Hunsrück-Hochwald National Park
Since we came out to Hunsrück-Hochwald for a winter weekend, we were set on doing some hiking in a snowy white winter wonderland. We were very close to one of Germany’s newest national parks so we decided this was the place to go get lost. Hunsrück-Hochwald National Park was openend in 2015 and I think it can definitely make some progress in its marketing activities.
There’s not much information to be found about this new park. We had no idea where we could park the car or if there was some sort of visitor center. Even the nice lady at our reception desk struggled to give us some good tips. She actually looked a bit scared when we told her we wanted to do some hiking there. “By yourself?”. Uh yes. I can’t help but wonder what she knows that we don’t (wolves, bears, mutant deer?)… Anyway, if you think “Google knows all”, you’re wrong: not even Google Maps knows where it is. Talking about off the grid. In the end – thanks to a good old paper map – we drove to a parking lot close to the Keltischer Ringwall near the village of Nonnweiler. In case you want to go: check the coordinates. You’re welcome.
There is a – very confusing – map at the parking lot, but since we are four experienced hikers we thought we’d be alright. WRONG. Or maybe not wrong, but man, for a country so well organized as Germany, you’d expect some well thought of trails, WITH signs. And let me remind you: it was opened in 2015, but nobody thought of decent signage? So yeah, we got lost. A thousand times. It was a great hike though and the only other people we saw on the trail were two guys and their dogs. We had the forest to ourselves, which is always cool.

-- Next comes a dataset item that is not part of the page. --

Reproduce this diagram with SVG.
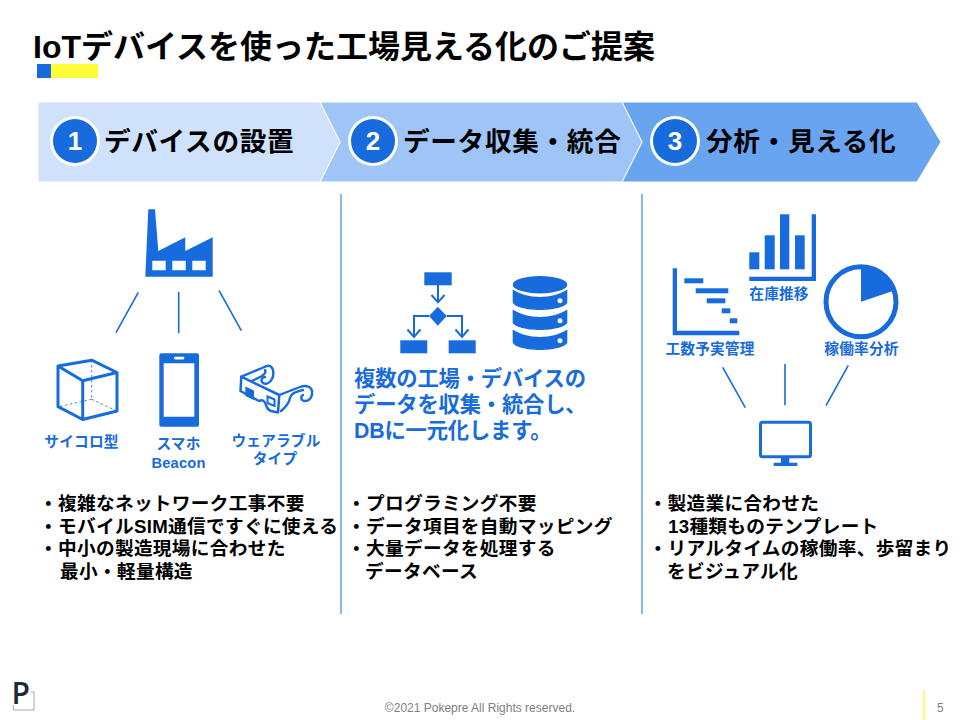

After a few hours of walking in a wonderful winter wonderland we made it back to the car. Such a great hike! There’s nothing that I love more than getting lost in nature – especially if we have good friends join in on the fun. And we definitely got lost…
Schnitzel & Beer in Trier
Yes. Germany equals heavy meat dishes and beer, am I right? So after our into the woods adventure we figured we’d earned a decent meal and a beer. So we drove to Trier. I’ve been to Trier before and it’s such a lovely and quaint city, with lots of beautiful historic buildings.
The most famous structure in the city is the Porta Nigra (Black Gate) which dates back to the Roman era. Trier was one of the largest cities in the Roman Empire, and the gate was built somewhere between 186 en 200 AD. Another fun fact: Trier is the oldest city in Germany, and also the oldest seat of a bishop north of the Alps. I bet you didn’t know that! What can I say: everyday is a school day.
The central square was still decorated with festive Christmas lights which completely attributed to the fairytale vibe. We had dinner in a decent restaurant on the square, Zum Domstein. If you’re looking for a cozy vibe, large beers, and some sauerkraut or schnitzels, this is the place to go.
The main draw of our lovely little cabin, was the fireplace. Every second we were in the cabin, the guys did their job by keeping the fire burning. Maybe they took their job a little too seriously because it was so freaking hot in that cabin. Especially that night we used the stone grill for dinner… (No worries people, we combined it with champagne to keep it classy.)
We had so much fun on our couples retreat to Hunsrück-Hochwald. Drinking amazing wines, playing games, getting lost in the woods, and having great conversations all around. Let’s do it again sometime guys!